Total revenues declined 12.6% year over year to $1.2 billion in 2023. Total operating expenses increased 28.9% year over year in 2023.

Diluted EPS deteriorated to negative $8.72 against earnings of $7.46 in 2022.

MCM’s and Cabot’s total collections deteriorated 3% and 1.7%, respectively, in 2023.

Financial Position (as of Dec 31, 2023)

Encore Capital exited the fourth quarter with total assets of $4.6 billion, higher than $4.5 billion at 2022-end. Cash and cash equivalents amounted to $158.4 million in the fourth quarter, higher than $143.9 million at 2022-end.

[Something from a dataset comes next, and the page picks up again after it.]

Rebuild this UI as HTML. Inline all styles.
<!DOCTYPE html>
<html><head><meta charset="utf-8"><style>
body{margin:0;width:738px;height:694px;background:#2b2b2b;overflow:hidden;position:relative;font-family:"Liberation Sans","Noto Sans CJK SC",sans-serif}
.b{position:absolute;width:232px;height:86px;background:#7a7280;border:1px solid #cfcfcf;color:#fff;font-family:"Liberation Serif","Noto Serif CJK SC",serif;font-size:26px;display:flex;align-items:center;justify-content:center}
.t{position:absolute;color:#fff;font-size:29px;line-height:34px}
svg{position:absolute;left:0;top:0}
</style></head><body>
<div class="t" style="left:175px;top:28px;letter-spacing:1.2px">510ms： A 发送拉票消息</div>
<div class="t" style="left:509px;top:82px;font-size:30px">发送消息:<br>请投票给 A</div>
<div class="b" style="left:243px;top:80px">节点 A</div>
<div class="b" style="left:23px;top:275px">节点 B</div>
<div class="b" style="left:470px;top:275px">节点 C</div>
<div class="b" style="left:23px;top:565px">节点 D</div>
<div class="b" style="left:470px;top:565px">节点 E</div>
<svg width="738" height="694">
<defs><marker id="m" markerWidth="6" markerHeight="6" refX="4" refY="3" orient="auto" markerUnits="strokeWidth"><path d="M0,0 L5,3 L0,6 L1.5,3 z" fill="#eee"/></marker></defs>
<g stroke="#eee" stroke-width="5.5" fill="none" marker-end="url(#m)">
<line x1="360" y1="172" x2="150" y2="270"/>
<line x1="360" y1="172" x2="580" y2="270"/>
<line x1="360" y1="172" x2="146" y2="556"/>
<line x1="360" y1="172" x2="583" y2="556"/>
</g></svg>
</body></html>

Borrowings increased from $2.9 billion at 2022-end to $3.3 billion. Total liabilities of $3.7 billion at the fourth-quarter end were higher than $3.3 billion at 2022-end. Total equity declined from $1.2 billion at 2022-end to $936.5 million.

Net cash provided by operating activities declined 27.4% year over year in 2023.

2024 Guidance

Management expects portfolio purchasing to surpass the 2023 figure of $1.1 billion in 2024. It expects collections to grow by approximately 8% to $2 billion in 2024.

Interest expenses are expected to be $235 million for 2024. Effective tax rate is expected to be in the mid-20s in 2024.

The company expects collections efficiency margin to improve over the 2023 level.

Zacks Rank & Key Picks

Encore Capital currently has a Zacks Rank #4 (Sell).

You can see the complete list of today’s Zacks #1 Rank (Strong Buy) stocks here.

Performance of Other Players

Of the finance sector players that have reported fourth-quarter 2023 results so far, the bottom-line results of RLI Corp. (RLI - Free Report) , RenaissanceRe Holdings Ltd. (RNR - Free Report) and Kinsale Capital Group, Inc. (KNSL - Free Report) beat their respective Zacks Consensus Estimate.

RLI reported fourth-quarter 2023 operating earnings of $1.54 per share, beating the Zacks Consensus Estimate by 6.9%. The bottom line improved 0.6% from the year-ago quarter. Operating revenues for the reported quarter were $378.4 million, up 15% year over year. The top line, however, missed the consensus estimate by 2%.

Gross premiums written increased 13% year over year to $434.4 million. Net investment income of RLI increased 14.4% year over year to $32.5 million. The investment portfolio’s total return was 6.4%. Underwriting income of $59.8 million increased 10.9%. The combined ratio deteriorated 60 bps year over year to 82.7%.

RenaissanceRe’s fourth-quarter 2023 operating income of $11.77 per share beat the Zacks Consensus Estimate by 44.8%. The bottom line increased 60.6% year over year. Total operating revenues increased 42.5% year over year to $2.6 billion in the fourth quarter. The top line outpaced the consensus mark by 19.6%.

RNR’s net premiums earned improved 38.5% year over year to $2.2 billion. The net investment income amounted to $377 million, which increased 11.6% year over year in the quarter under review. It reported an underwriting income of $541 million, which surged 71% year over year. The combined ratio improved 450 bps year over year to 76% in the fourth quarter.

Kinsale Capital delivered fourth-quarter 2023 net operating earnings of $3.87 per share, which outpaced the Zacks Consensus Estimate by 12.5%. The bottom line increased 48.8% year over year. Operating revenues jumped 41.5% year over year to about $351.2 million. Revenues beat the consensus estimate by 3.8%. Gross written premiums of $395.2 million rose 33.8% year over year.

Net written premiums of KNSL climbed 26.5% year over year to $306.3 million. Its underwriting income was $84.8 million, which grew 42.6% year over year. The combined ratio improved 100 bps to 72.1% in the quarter under review. While the expense ratio improved 190 bps to 19.9% in the quarter, the loss ratio deteriorated 90 bps to 52.2%.